- [Aim] Write out the material exactly, with the pictures left out.

** begin Given information **

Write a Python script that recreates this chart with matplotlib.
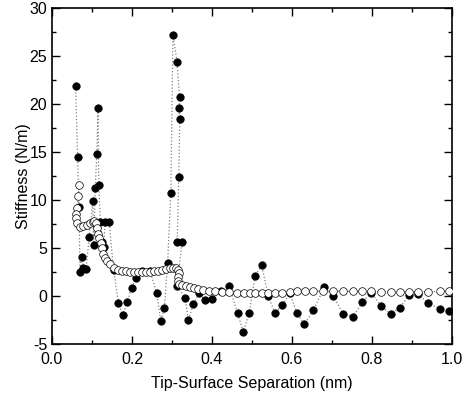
import matplotlib
matplotlib.use("Agg")
import matplotlib.pyplot as plt
from matplotlib.ticker import MultipleLocator

plt.rcParams['font.family'] = ['Liberation Sans', 'DejaVu Sans']
plt.rcParams['axes.unicode_minus'] = False

# Filled circles series
fx = [0.059, 0.064, 0.0675, 0.070, 0.074, 0.078, 0.085, 0.093, 0.102, 0.104,
      0.108, 0.112, 0.115, 0.117, 0.121, 0.126, 0.129, 0.133, 0.143, 0.154,
      0.166, 0.177, 0.188, 0.199, 0.210, 0.226, 0.245, 0.262, 0.272, 0.281,
      0.289, 0.297, 0.3025, 0.3125, 0.319, 0.318, 0.3195, 0.317, 0.313, 0.325,
      0.313, 0.3325, 0.341, 0.353, 0.3675, 0.3825, 0.401, 0.4225, 0.443, 0.464,
      0.478, 0.493, 0.5075, 0.524, 0.541, 0.5575, 0.576, 0.595, 0.612, 0.631,
      0.653, 0.681, 0.703, 0.728, 0.753, 0.776, 0.798, 0.822, 0.847, 0.870,
      0.893, 0.916, 0.941, 0.970, 0.9925]
fy = [21.9, 14.5, 9.3, 2.5, 4.1, 2.9, 2.8, 6.1, 9.9, 5.3,
      11.2, 14.8, 19.6, 11.6, 7.7, 5.65, 5.1, 7.7, 7.7, 2.7,
      -0.76, -2.0, -0.66, 0.87, 1.9, 2.6, 2.6, 0.28, -2.6, -1.2,
      3.4, 10.7, 27.2, 24.4, 20.7, 19.6, 18.4, 12.4, 5.6, 5.6,
      1.04, -0.2, -2.5, -0.87, 0.28, -0.45, -0.35, 0.55, 1.04, -1.8,
      -3.7, -1.8, 2.1, 3.2, 0.0, -1.8, -0.94, 0.28, -1.8, -2.95,
      -1.5, 0.9, 0.05, -1.9, -2.15, -0.66, 0.35, -1.0, -1.9, -1.2,
      0.1, 0.17, -0.76, -1.35, -1.56]

# Open circles series
ox = [0.068, 0.066, 0.063, 0.059, 0.059, 0.063, 0.070, 0.078, 0.087, 0.095,
      0.102, 0.106, 0.109, 0.113, 0.116, 0.118, 0.122, 0.124, 0.128, 0.1325,
      0.137, 0.145, 0.156, 0.166, 0.176, 0.186, 0.196, 0.206, 0.216, 0.226,
      0.236, 0.246, 0.256, 0.266, 0.276, 0.286, 0.295, 0.303, 0.310, 0.314,
      0.317, 0.316, 0.314, 0.318, 0.326, 0.334, 0.345, 0.355, 0.365, 0.378,
      0.392, 0.408, 0.425, 0.443, 0.463, 0.48, 0.495, 0.5075, 0.524, 0.541,
      0.5575, 0.574, 0.595, 0.613, 0.6325, 0.653, 0.678, 0.703, 0.728, 0.753,
      0.776, 0.798, 0.822, 0.847, 0.87, 0.893, 0.916, 0.941, 0.97, 0.9925]
oy = [11.6, 10.4, 9.2, 8.5, 8.1, 7.6, 7.2, 7.3, 7.4, 7.6,
      7.75, 7.85, 7.6, 7.05, 6.5, 6.0, 5.5, 5.0, 4.4, 4.0,
      3.65, 3.3, 2.95, 2.75, 2.65, 2.6, 2.55, 2.5, 2.45, 2.45,
      2.45, 2.5, 2.6, 2.65, 2.75, 2.8, 2.9, 2.95, 2.9, 2.7,
      2.4, 2.0, 1.6, 1.3, 1.15, 1.05, 0.95, 0.85, 0.75, 0.65,
      0.55, 0.5, 0.45, 0.42, 0.35, 0.3, 0.28, 0.28, 0.28, 0.28,
      0.3, 0.35, 0.42, 0.47, 0.5, 0.5, 0.5, 0.5, 0.5, 0.48,
      0.47, 0.47, 0.45, 0.45, 0.45, 0.45, 0.45, 0.45, 0.47, 0.5]

fig = plt.figure(figsize=(4.63, 4.0), dpi=100)
ax = fig.add_axes([0.1123, 0.14, 0.8639, 0.84])

ax.plot(fx, fy, linestyle=':', color='#808080', linewidth=0.9,
        marker='o', markersize=5.3, markerfacecolor='black',
        markeredgecolor='black', markeredgewidth=0.6, zorder=2)
ax.plot(ox, oy, linestyle=':', color='#808080', linewidth=0.9,
        marker='o', markersize=5.5, markerfacecolor='white',
        markeredgecolor='black', markeredgewidth=0.5, zorder=3)

ax.set_xlim(0.0, 1.0)
ax.set_ylim(-5, 30)
ax.xaxis.set_major_locator(MultipleLocator(0.2))
ax.xaxis.set_minor_locator(MultipleLocator(0.1))
ax.yaxis.set_major_locator(MultipleLocator(5))
ax.yaxis.set_minor_locator(MultipleLocator(2.5))
ax.set_xticklabels([f"{v:.1f}" for v in ax.get_xticks()])
ax.tick_params(which='both', direction='in', top=True, right=True,
               labelsize=11.5, width=1.0)
ax.tick_params(which='major', length=6)
ax.tick_params(which='minor', length=3)
ax.tick_params(axis='x', which='major', pad=6)
for s in ax.spines.values():
    s.set_linewidth(1.2)

ax.set_xlabel('Tip-Surface Separation (nm)', fontsize=11.5, labelpad=6)
ax.set_ylabel('Stiffness (N/m)', fontsize=11.5, labelpad=-1)

fig.savefig('out.png', dpi=100)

** end Given information **

- [Problem solution]
Write a Python script that recreates this chart with matplotlib.
import matplotlib
matplotlib.use("Agg")
import matplotlib.pyplot as plt
from matplotlib.ticker import MultipleLocator

plt.rcParams['font.family'] = ['Liberation Sans', 'DejaVu Sans']
plt.rcParams['axes.unicode_minus'] = False

# Filled circles series
fx = [0.059, 0.064, 0.0675, 0.070, 0.074, 0.078, 0.085, 0.093, 0.102, 0.104,
      0.108, 0.112, 0.115, 0.117, 0.121, 0.126, 0.129, 0.133, 0.143, 0.154,
      0.166, 0.177, 0.188, 0.199, 0.210, 0.226, 0.245, 0.262, 0.272, 0.281,
      0.289, 0.297, 0.3025, 0.3125, 0.319, 0.318, 0.3195, 0.317, 0.313, 0.325,
      0.313, 0.3325, 0.341, 0.353, 0.3675, 0.3825, 0.401, 0.4225, 0.443, 0.464,
      0.478, 0.493, 0.5075, 0.524, 0.541, 0.5575, 0.576, 0.595, 0.612, 0.631,
      0.653, 0.681, 0.703, 0.728, 0.753, 0.776, 0.798, 0.822, 0.847, 0.870,
      0.893, 0.916, 0.941, 0.970, 0.9925]
fy = [21.9, 14.5, 9.3, 2.5, 4.1, 2.9, 2.8, 6.1, 9.9, 5.3,
      11.2, 14.8, 19.6, 11.6, 7.7, 5.65, 5.1, 7.7, 7.7, 2.7,
      -0.76, -2.0, -0.66, 0.87, 1.9, 2.6, 2.6, 0.28, -2.6, -1.2,
      3.4, 10.7, 27.2, 24.4, 20.7, 19.6, 18.4, 12.4, 5.6, 5.6,
      1.04, -0.2, -2.5, -0.87, 0.28, -0.45, -0.35, 0.55, 1.04, -1.8,
      -3.7, -1.8, 2.1, 3.2, 0.0, -1.8, -0.94, 0.28, -1.8, -2.95,
      -1.5, 0.9, 0.05, -1.9, -2.15, -0.66, 0.35, -1.0, -1.9, -1.2,
      0.1, 0.17, -0.76, -1.35, -1.56]

# Open circles series
ox = [0.068, 0.066, 0.063, 0.059, 0.059, 0.063, 0.070, 0.078, 0.087, 0.095,
      0.102, 0.106, 0.109, 0.113, 0.116, 0.118, 0.122, 0.124, 0.128, 0.1325,
      0.137, 0.145, 0.156, 0.166, 0.176, 0.186, 0.196, 0.206, 0.216, 0.226,
      0.236, 0.246, 0.256, 0.266, 0.276, 0.286, 0.295, 0.303, 0.310, 0.314,
      0.317, 0.316, 0.314, 0.318, 0.326, 0.334, 0.345, 0.355, 0.365, 0.378,
      0.392, 0.408, 0.425, 0.443, 0.463, 0.48, 0.495, 0.5075, 0.524, 0.541,
      0.5575, 0.574, 0.595, 0.613, 0.6325, 0.653, 0.678, 0.703, 0.728, 0.753,
      0.776, 0.798, 0.822, 0.847, 0.87, 0.893, 0.916, 0.941, 0.97, 0.9925]
oy = [11.6, 10.4, 9.2, 8.5, 8.1, 7.6, 7.2, 7.3, 7.4, 7.6,
      7.75, 7.85, 7.6, 7.05, 6.5, 6.0, 5.5, 5.0, 4.4, 4.0,
      3.65, 3.3, 2.95, 2.75, 2.65, 2.6, 2.55, 2.5, 2.45, 2.45,
      2.45, 2.5, 2.6, 2.65, 2.75, 2.8, 2.9, 2.95, 2.9, 2.7,
      2.4, 2.0, 1.6, 1.3, 1.15, 1.05, 0.95, 0.85, 0.75, 0.65,
      0.55, 0.5, 0.45, 0.42, 0.35, 0.3, 0.28, 0.28, 0.28, 0.28,
      0.3, 0.35, 0.42, 0.47, 0.5, 0.5, 0.5, 0.5, 0.5, 0.48,
      0.47, 0.47, 0.45, 0.45, 0.45, 0.45, 0.45, 0.45, 0.47, 0.5]

fig = plt.figure(figsize=(4.63, 4.0), dpi=100)
ax = fig.add_axes([0.1123, 0.14, 0.8639, 0.84])

ax.plot(fx, fy, linestyle=':', color='#808080', linewidth=0.9,
        marker='o', markersize=5.3, markerfacecolor='black',
        markeredgecolor='black', markeredgewidth=0.6, zorder=2)
ax.plot(ox, oy, linestyle=':', color='#808080', linewidth=0.9,
        marker='o', markersize=5.5, markerfacecolor='white',
        markeredgecolor='black', markeredgewidth=0.5, zorder=3)

ax.set_xlim(0.0, 1.0)
ax.set_ylim(-5, 30)
ax.xaxis.set_major_locator(MultipleLocator(0.2))
ax.xaxis.set_minor_locator(MultipleLocator(0.1))
ax.yaxis.set_major_locator(MultipleLocator(5))
ax.yaxis.set_minor_locator(MultipleLocator(2.5))
ax.set_xticklabels([f"{v:.1f}" for v in ax.get_xticks()])
ax.tick_params(which='both', direction='in', top=True, right=True,
               labelsize=11.5, width=1.0)
ax.tick_params(which='major', length=6)
ax.tick_params(which='minor', length=3)
ax.tick_params(axis='x', which='major', pad=6)
for s in ax.spines.values():
    s.set_linewidth(1.2)

ax.set_xlabel('Tip-Surface Separation (nm)', fontsize=11.5, labelpad=6)
ax.set_ylabel('Stiffness (N/m)', fontsize=11.5, labelpad=-1)

fig.savefig('out.png', dpi=100)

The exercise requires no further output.